TASK REQUIREMENTS — Please write out the lines of the data exactly, beginning with the first and ending with the line containing "from matplotlib.patches import Rectangle"; leave the pictures behind.

(Collected data)
#####

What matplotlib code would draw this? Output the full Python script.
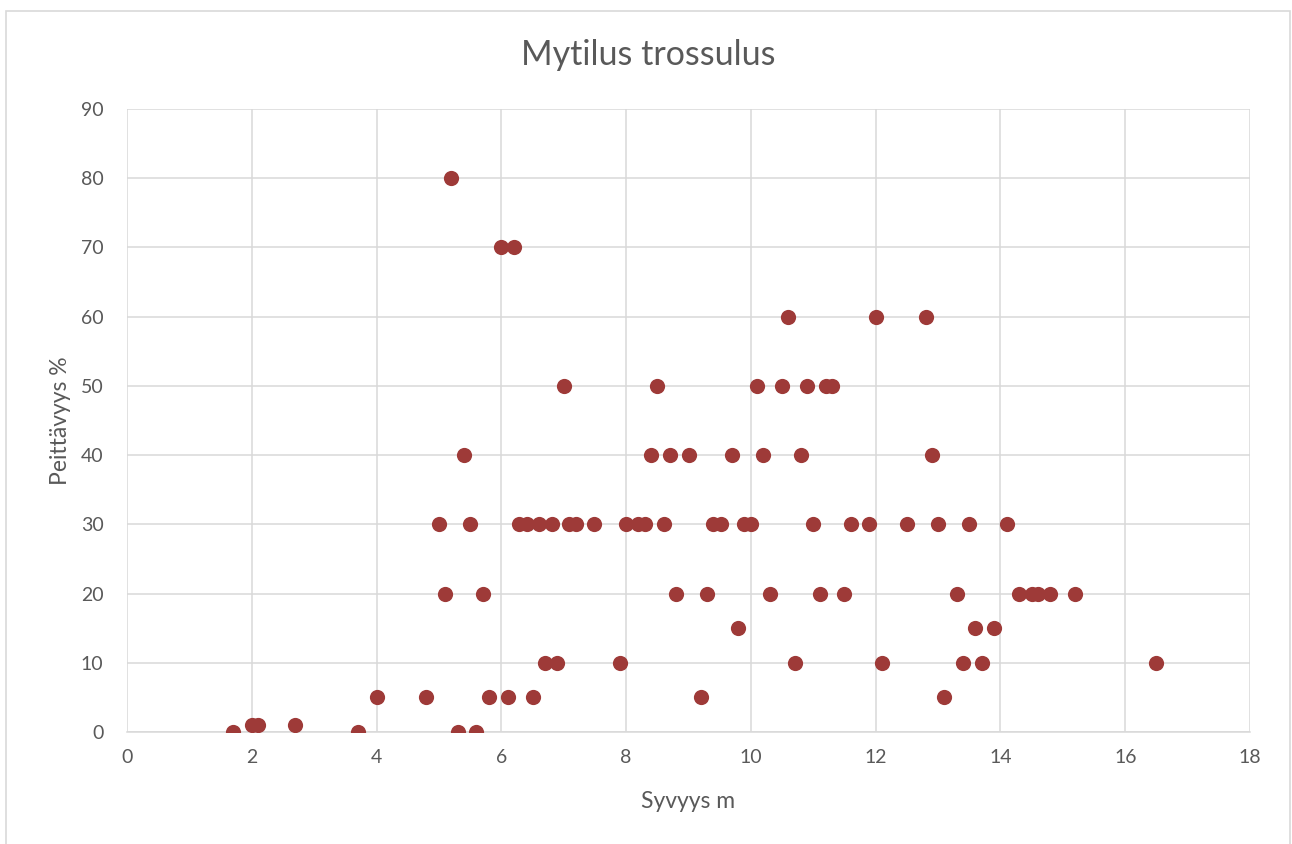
import matplotlib.pyplot as plt
from matplotlib.patches import Rectangle

# Syvyys (m) and Peittävyys (%), grouped by cover level
depth_0 = [1.7, 3.7, 5.3, 5.6]
depth_1 = [2.0, 2.1, 2.7]
depth_5 = [4.0, 4.8, 5.8, 6.1, 6.5, 9.2, 13.1]
depth_10 = [6.7, 6.9, 7.9, 10.7, 12.1, 13.4, 13.7, 16.5]
depth_15 = [9.8, 13.6, 13.9]
depth_20 = [5.1, 5.7, 8.8, 9.3, 10.3, 11.1, 11.5, 13.3, 14.3, 14.5, 14.6, 14.8, 15.2]
depth_30 = [5.0, 5.5, 6.28, 6.41, 6.6, 6.81, 7.08, 7.2, 7.49, 8.0, 8.19, 8.31, 8.6,
            9.4, 9.52, 9.89, 10.0, 11.0, 11.6, 11.9, 12.5, 13.0, 13.5, 14.1]
depth_40 = [5.4, 8.4, 8.7, 9.0, 9.7, 10.2, 10.8, 12.9]
depth_50 = [7.0, 8.5, 10.1, 10.5, 10.9, 11.2, 11.3]
depth_60 = [10.6, 12.0, 12.8]
depth_70 = [6.0, 6.2]
depth_80 = [5.2]

groups = [(0, depth_0), (1, depth_1), (5, depth_5), (10, depth_10), (15, depth_15),
          (20, depth_20), (30, depth_30), (40, depth_40), (50, depth_50),
          (60, depth_60), (70, depth_70), (80, depth_80)]
x = [d for cov, ds in groups for d in ds]
y = [cov for cov, ds in groups for d in ds]

plt.rcParams['font.family'] = ['Lato', 'DejaVu Sans']
TXT = "#595959"
GRID = "#D9D9D9"

fig = plt.figure(figsize=(12.92, 8.44), dpi=100)
ax = fig.add_axes([127 / 1292, 1 - 732 / 844, 1123 / 1292, 623 / 844])

# chart-area border like the spreadsheet export
fig.patches.append(Rectangle((6 / 1292, -0.01), 1284 / 1292, 1 - 11 / 844 + 0.01,
                             transform=fig.transFigure, fill=False,
                             edgecolor=GRID, linewidth=1.2))

ax.scatter(x, y, s=120, color="#9E3A38", zorder=3, linewidths=0)

ax.set_xlim(0, 18)
ax.set_ylim(0, 90)
ax.set_xticks(range(0, 19, 2))
ax.set_yticks(range(0, 91, 10))
ax.grid(True, color=GRID, linewidth=1.1)
ax.set_axisbelow(True)
for side in ["top", "right", "left"]:
    ax.spines[side].set_visible(False)
ax.spines["bottom"].set_color(GRID)
ax.spines["bottom"].set_linewidth(1.1)
ax.tick_params(length=0, labelsize=14, labelcolor=TXT)
ax.tick_params(axis="x", pad=12)
ax.tick_params(axis="y", pad=17)

fig.text(648 / 1292, 1 - 55 / 844, "Mytilus trossulus", fontsize=24.5, color=TXT,
         ha="center", va="center")
ax.set_xlabel("Syvyys m", fontsize=16.5, color=TXT, labelpad=18)
ax.set_ylabel("Peittävyys %", fontsize=16.5, color=TXT, labelpad=7)

fig.savefig("out.png", dpi=100)
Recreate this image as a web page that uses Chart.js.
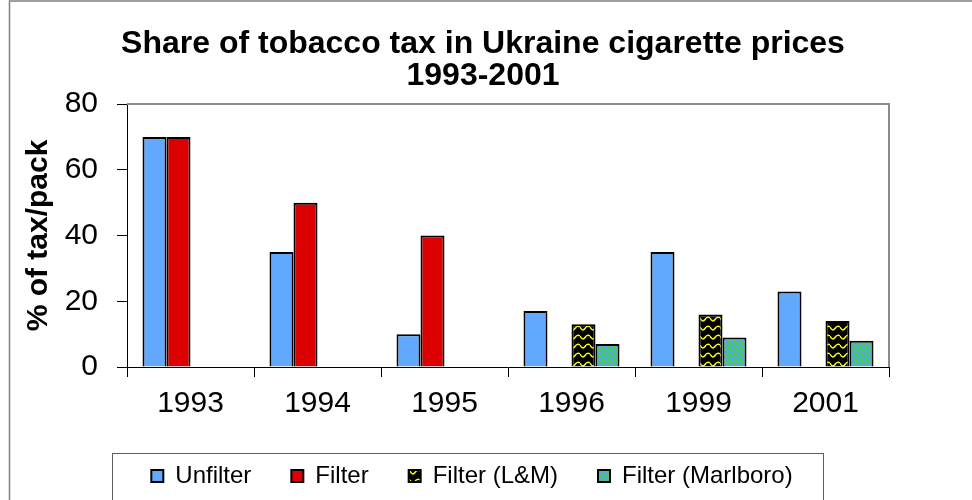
<!DOCTYPE html>
<html>
<head>
<meta charset="utf-8">
<script src="https://cdn.jsdelivr.net/npm/chart.js@4"></script>
<style>
  html, body { margin: 0; padding: 0; background: #fff; }
  canvas { display: block; }
</style>
</head>
<body>
<canvas id="c" width="972" height="500"></canvas>
<script>
// ---- data ----
const titleLines = ['Share of tobacco tax in Ukraine cigarette prices', '1993-2001'];
const yAxisTitle = '% of tax/pack';
const categories = ['1993', '1994', '1995', '1996', '1999', '2001'];
const seriesNames = ['Unfilter', 'Filter', 'Filter (L&M)', 'Filter (Marlboro)'];
const unfilter = [70, 35, 10, 17, 35, 23];
const filter = [70, 50, 40, null, null, null];
const filterLM = [null, null, null, 13, 16, 14];
const filterMarlboro = [null, null, null, 7, 9, 8];
const yTicks = [0, 20, 40, 60, 80];

// ---- patterns ----
function makeWavePattern() {
  const c = document.createElement('canvas');
  c.width = 10; c.height = 9;
  const g = c.getContext('2d');
  g.fillStyle = '#000';
  g.fillRect(0, 0, 10, 9);
  g.strokeStyle = '#ffff00';
  g.lineWidth = 1.5;
  g.beginPath();
  g.moveTo(0, 3);
  g.quadraticCurveTo(2.5, 8, 5, 4.5);
  g.quadraticCurveTo(7.5, 1, 10, 3);
  g.stroke();
  return g.createPattern(c, 'repeat');
}
function makeWeavePattern() {
  const c = document.createElement('canvas');
  c.width = 6; c.height = 6;
  const g = c.getContext('2d');
  g.fillStyle = '#3fd05e';
  g.fillRect(0, 0, 6, 6);
  g.fillStyle = '#5c9fe0';
  const px = [[0,0],[1,1],[3,1],[2,2],[5,3],[0,4],[4,4],[3,5]];
  px.forEach(p => g.fillRect(p[0], p[1], 1, 1));
  return g.createPattern(c, 'repeat');
}

const FONT = "'Liberation Sans', Arial, sans-serif";
Chart.defaults.font.family = FONT;
Chart.defaults.color = '#000';

const decor = {
  id: 'decor',
  beforeDraw(chart) {
    const ctx = chart.ctx;
    ctx.save();
    ctx.fillStyle = '#fff';
    ctx.fillRect(0, 0, chart.width, chart.height);
    ctx.strokeStyle = '#808080';
    ctx.lineWidth = 1.5;
    ctx.beginPath();
    ctx.moveTo(9.5, chart.height);
    ctx.lineTo(9.5, 1);
    ctx.lineTo(chart.width, 1);
    ctx.stroke();
    ctx.restore();
  },
  afterLayout(chart) {
    const t = chart.titleBlock;
    if (t) { const s = 483 - (t.left + t.right) / 2; t.left += s; t.right += s; }
    const l = chart.legend;
    if (l) { const s = 472 - (l.left + l.right) / 2; l.left += s; l.right += s; }
  },
  afterDatasetsDraw(chart) {
    const a = chart.chartArea;
    const ctx = chart.ctx;
    ctx.save();
    ctx.strokeStyle = '#8a8a8a';
    ctx.lineWidth = 2;
    ctx.beginPath();
    ctx.moveTo(a.left, a.top);
    ctx.lineTo(a.right, a.top);
    ctx.lineTo(a.right, a.bottom);
    ctx.stroke();
    ctx.restore();
  },
  afterDraw(chart) {
    const ctx = chart.ctx;
    ctx.save();
    ctx.strokeStyle = '#606060';
    ctx.lineWidth = 1;
    ctx.strokeRect(112.5, 453.5, 711, 60);
    ctx.restore();
  }
};

const common = { borderColor: '#000', borderWidth: 2 };

new Chart(document.getElementById('c'), {
  type: 'bar',
  data: {
    labels: categories,
    datasets: [
      Object.assign({ label: seriesNames[0], data: unfilter, backgroundColor: '#62a8ff' }, common),
      Object.assign({ label: seriesNames[1], data: filter, backgroundColor: '#dd0000' }, common),
      Object.assign({ label: seriesNames[2], data: filterLM, backgroundColor: makeWavePattern() }, common),
      Object.assign({ label: seriesNames[3], data: filterMarlboro, backgroundColor: makeWeavePattern() }, common)
    ]
  },
  options: {
    responsive: false,
    animation: false,
    devicePixelRatio: 1,
    datasets: { bar: { categoryPercentage: 0.756, barPercentage: 1 } },
    layout: { padding: { left: 10, right: 83, top: 0, bottom: 2 } },
    plugins: {
      tooltip: { enabled: false },
      title: {
        display: true,
        text: titleLines,
        font: { size: 32, weight: 'bold', lineHeight: 1 },
        color: '#000',
        padding: { top: 28.5, bottom: 11.5 }
      },
      legend: {
        position: 'bottom',
        labels: {
          boxWidth: 12,
          boxHeight: 12,
          padding: 40,
          font: { size: 24 },
          color: '#000'
        }
      }
    },
    scales: {
      x: {
        grid: { offset: true, drawOnChartArea: false, drawTicks: true, tickLength: 10, color: '#000' },
        border: { display: true, color: '#000', width: 1 },
        ticks: { font: { size: 30 }, padding: 9, color: '#000', maxRotation: 0 },
        afterFit(s) { s.height = 57; }
      },
      y: {
        min: 0,
        max: 80,
        afterBuildTicks(s) { s.ticks = yTicks.map(v => ({ value: v })); },
        grid: { drawOnChartArea: false, drawTicks: true, tickLength: 10, color: '#000' },
        border: { display: true, color: '#000', width: 1 },
        ticks: { font: { size: 30 }, padding: 19, color: '#000' },
        title: {
          display: true,
          text: yAxisTitle,
          font: { size: 30, weight: 'bold', lineHeight: 1.2 },
          color: '#000',
          padding: { top: 11, bottom: 0 }
        },
        afterFit(s) { s.width = 117; }
      }
    }
  },
  plugins: [decor]
});
</script>
</body>
</html>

#####

RESULT —
What matplotlib code would draw this? Output the full Python script.
import matplotlib.pyplot as plt
from matplotlib.patches import Rectangle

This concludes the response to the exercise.